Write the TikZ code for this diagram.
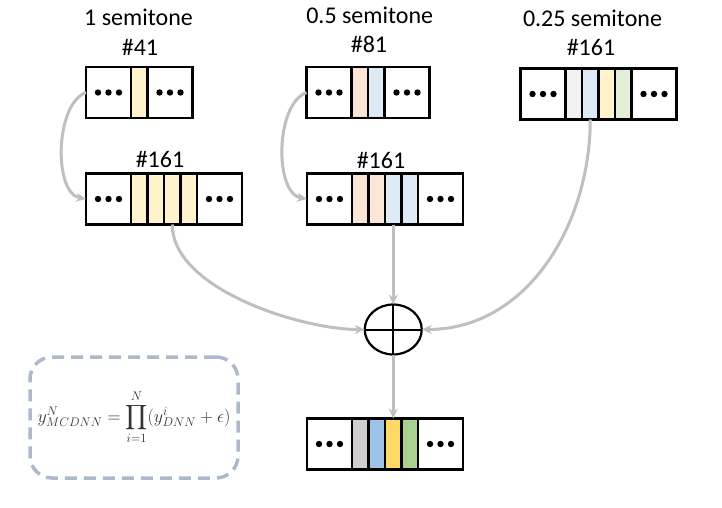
\RequirePackage{fix-cm}
\documentclass[tikz,border=0pt]{standalone}
\usepackage{amsmath}
\usepackage{fontspec}
\setmainfont{Carlito}
\usetikzlibrary{arrows.meta,positioning,shapes.geometric}
\definecolor{yel}{HTML}{FFF2CC}
\definecolor{peach}{HTML}{FBE5D6}
\definecolor{lblue}{HTML}{DEEBF7}
\definecolor{lgray}{HTML}{F2F2F2}
\definecolor{lgreen}{HTML}{E2F0D9}
\definecolor{fgray}{HTML}{D0CECE}
\definecolor{fblue}{HTML}{9DC3E6}
\definecolor{fyel}{HTML}{FFD966}
\definecolor{fgreen}{HTML}{A9D18E}
\definecolor{linkgray}{HTML}{BFBFBF}
\definecolor{boxblue}{HTML}{ADB9CA}
\definecolor{eqtext}{HTML}{333333}
\tikzset{
  cell/.style={draw=black, line width=2.2pt, inner sep=0pt, outer sep=0pt, minimum width=45pt, minimum height=51pt},
  dotcell/.style={cell, path picture={\foreach \dx in {-10.5,0,10.5} \fill ([xshift=\dx pt]path picture bounding box.center) circle (3.2pt);}},
  band/.style={cell, minimum width=16.5pt},
  lbl/.style={font=\fontsize{24}{28}\selectfont, inner sep=0pt, anchor=base},
  sumnode/.style={ellipse, draw=black, line width=2.2pt, minimum width=57pt, minimum height=50pt, inner sep=0pt, outer sep=0pt},
  eqbox/.style={draw=boxblue, line width=3.5pt, dash pattern=on 12pt off 7pt, rounded corners=22pt, text=eqtext, font=\fontsize{18}{22}\selectfont},
  arrow/.style={draw=linkgray, -{Stealth[length=10pt, width=9pt]}, line width=3pt},
}
\begin{document}
\begin{tikzpicture}[x=1pt, y=-1pt]
  \useasboundingbox (0,0) rectangle (722,508);

  \node[lbl] (t1) at (138.5,26) {1 semitone};
  \node[lbl] (n41) at (140,56) {\#41};
  \node[lbl] (n161a) at (160,167) {\#161};
  \node[lbl] (t2) at (369.7,24) {0.5 semitone};
  \node[lbl] (n81) at (369,53) {\#81};
  \node[lbl] (n161b) at (381,168) {\#161};
  \node[lbl] (t3) at (592.5,27) {0.25 semitone};
  \node[lbl] (n161c) at (591,56) {\#161};

  \node[dotcell] (a0) at (108.5,92.5) {};
  \node[band, fill=yel, right=0pt of a0] (a1) {};
  \node[dotcell, right=0pt of a1] (a2) {};

  \node[dotcell] (b0) at (108.5,199) {};
  \foreach \c [count=\i, remember=\i as \j (initially 0)] in {yel,yel,yel,yel}
    \node[band, fill=\c, right=0pt of b\j] (b\i) {};
  \node[dotcell, right=0pt of b4] (b5) {};

  \node[dotcell] (c0) at (329,92.5) {};
  \node[band, fill=peach, right=0pt of c0] (c1) {};
  \node[band, fill=lblue, right=0pt of c1] (c2) {};
  \node[dotcell, right=0pt of c2] (c3) {};

  \node[dotcell] (d0) at (329.5,199) {};
  \foreach \c [count=\i, remember=\i as \j (initially 0)] in {peach,peach,lblue,lblue}
    \node[band, fill=\c, right=0pt of d\j] (d\i) {};
  \node[dotcell, right=0pt of d4] (d5) {};

  \node[dotcell] (e0) at (543,94) {};
  \foreach \c [count=\i, remember=\i as \j (initially 0)] in {lgray,lblue,yel,lgreen}
    \node[band, fill=\c, right=0pt of e\j] (e\i) {};
  \node[dotcell, right=0pt of e4] (e5) {};

  \node[sumnode, below=80pt of d3] (sum) {};
  \draw[line width=2pt] (sum.north) -- (sum.south) (sum.west) -- (sum.east);

  \node[band, fill=fyel, below=64pt of sum] (f3) {};
  \node[band, fill=fblue, left=0pt of f3] (f2) {};
  \node[band, fill=fgray, left=0pt of f2] (f1) {};
  \node[dotcell, left=0pt of f1] (f0) {};
  \node[band, fill=fgreen, right=0pt of f3] (f4) {};
  \node[dotcell, right=0pt of f4] (f5) {};

  \node[eqbox, minimum width=208pt, minimum height=121pt] (eq) at (134,417.5)
    {$\displaystyle y^{N}_{MCDNN}=\prod_{i=1}^{N}(y^{i}_{DNN}+\epsilon)$};

  \draw[arrow] (a0.west) to[out=200, in=170, looseness=0.8] (b0.west);
  \draw[arrow] (c0.west) to[out=200, in=170, looseness=0.8] (d0.west);
  \draw[arrow] (b3.south) to[out=-90, in=180, looseness=0.75] (sum.west);
  \draw[arrow] (d3.south) -- (sum.north);
  \draw[arrow] (e2.south) to[out=-90, in=0] (sum.east);
  \draw[arrow] (sum.south) -- (f3.north);
\end{tikzpicture}
\end{document}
========================
● Task goal:
Set down the material exactly, every line of it, except for the pictures.

● The result:
Write the TikZ code for this diagram.
\RequirePackage{fix-cm}
\documentclass[tikz,border=0pt]{standalone}
\usepackage{amsmath}
\usepackage{fontspec}
\setmainfont{Carlito}
\usetikzlibrary{arrows.meta,positioning,shapes.geometric}
\definecolor{yel}{HTML}{FFF2CC}
\definecolor{peach}{HTML}{FBE5D6}
\definecolor{lblue}{HTML}{DEEBF7}
\definecolor{lgray}{HTML}{F2F2F2}
\definecolor{lgreen}{HTML}{E2F0D9}
\definecolor{fgray}{HTML}{D0CECE}
\definecolor{fblue}{HTML}{9DC3E6}
\definecolor{fyel}{HTML}{FFD966}
\definecolor{fgreen}{HTML}{A9D18E}
\definecolor{linkgray}{HTML}{BFBFBF}
\definecolor{boxblue}{HTML}{ADB9CA}
\definecolor{eqtext}{HTML}{333333}
\tikzset{
  cell/.style={draw=black, line width=2.2pt, inner sep=0pt, outer sep=0pt, minimum width=45pt, minimum height=51pt},
  dotcell/.style={cell, path picture={\foreach \dx in {-10.5,0,10.5} \fill ([xshift=\dx pt]path picture bounding box.center) circle (3.2pt);}},
  band/.style={cell, minimum width=16.5pt},
  lbl/.style={font=\fontsize{24}{28}\selectfont, inner sep=0pt, anchor=base},
  sumnode/.style={ellipse, draw=black, line width=2.2pt, minimum width=57pt, minimum height=50pt, inner sep=0pt, outer sep=0pt},
  eqbox/.style={draw=boxblue, line width=3.5pt, dash pattern=on 12pt off 7pt, rounded corners=22pt, text=eqtext, font=\fontsize{18}{22}\selectfont},
  arrow/.style={draw=linkgray, -{Stealth[length=10pt, width=9pt]}, line width=3pt},
}
\begin{document}
\begin{tikzpicture}[x=1pt, y=-1pt]
  \useasboundingbox (0,0) rectangle (722,508);

  \node[lbl] (t1) at (138.5,26) {1 semitone};
  \node[lbl] (n41) at (140,56) {\#41};
  \node[lbl] (n161a) at (160,167) {\#161};
  \node[lbl] (t2) at (369.7,24) {0.5 semitone};
  \node[lbl] (n81) at (369,53) {\#81};
  \node[lbl] (n161b) at (381,168) {\#161};
  \node[lbl] (t3) at (592.5,27) {0.25 semitone};
  \node[lbl] (n161c) at (591,56) {\#161};

  \node[dotcell] (a0) at (108.5,92.5) {};
  \node[band, fill=yel, right=0pt of a0] (a1) {};
  \node[dotcell, right=0pt of a1] (a2) {};

  \node[dotcell] (b0) at (108.5,199) {};
  \foreach \c [count=\i, remember=\i as \j (initially 0)] in {yel,yel,yel,yel}
    \node[band, fill=\c, right=0pt of b\j] (b\i) {};
  \node[dotcell, right=0pt of b4] (b5) {};

  \node[dotcell] (c0) at (329,92.5) {};
  \node[band, fill=peach, right=0pt of c0] (c1) {};
  \node[band, fill=lblue, right=0pt of c1] (c2) {};
  \node[dotcell, right=0pt of c2] (c3) {};

  \node[dotcell] (d0) at (329.5,199) {};
  \foreach \c [count=\i, remember=\i as \j (initially 0)] in {peach,peach,lblue,lblue}
    \node[band, fill=\c, right=0pt of d\j] (d\i) {};
  \node[dotcell, right=0pt of d4] (d5) {};

  \node[dotcell] (e0) at (543,94) {};
  \foreach \c [count=\i, remember=\i as \j (initially 0)] in {lgray,lblue,yel,lgreen}
    \node[band, fill=\c, right=0pt of e\j] (e\i) {};
  \node[dotcell, right=0pt of e4] (e5) {};

  \node[sumnode, below=80pt of d3] (sum) {};
  \draw[line width=2pt] (sum.north) -- (sum.south) (sum.west) -- (sum.east);

  \node[band, fill=fyel, below=64pt of sum] (f3) {};
  \node[band, fill=fblue, left=0pt of f3] (f2) {};
  \node[band, fill=fgray, left=0pt of f2] (f1) {};
  \node[dotcell, left=0pt of f1] (f0) {};
  \node[band, fill=fgreen, right=0pt of f3] (f4) {};
  \node[dotcell, right=0pt of f4] (f5) {};

  \node[eqbox, minimum width=208pt, minimum height=121pt] (eq) at (134,417.5)
    {$\displaystyle y^{N}_{MCDNN}=\prod_{i=1}^{N}(y^{i}_{DNN}+\epsilon)$};

  \draw[arrow] (a0.west) to[out=200, in=170, looseness=0.8] (b0.west);
  \draw[arrow] (c0.west) to[out=200, in=170, looseness=0.8] (d0.west);
  \draw[arrow] (b3.south) to[out=-90, in=180, looseness=0.75] (sum.west);
  \draw[arrow] (d3.south) -- (sum.north);
  \draw[arrow] (e2.south) to[out=-90, in=0] (sum.east);
  \draw[arrow] (sum.south) -- (f3.north);
\end{tikzpicture}
\end{document}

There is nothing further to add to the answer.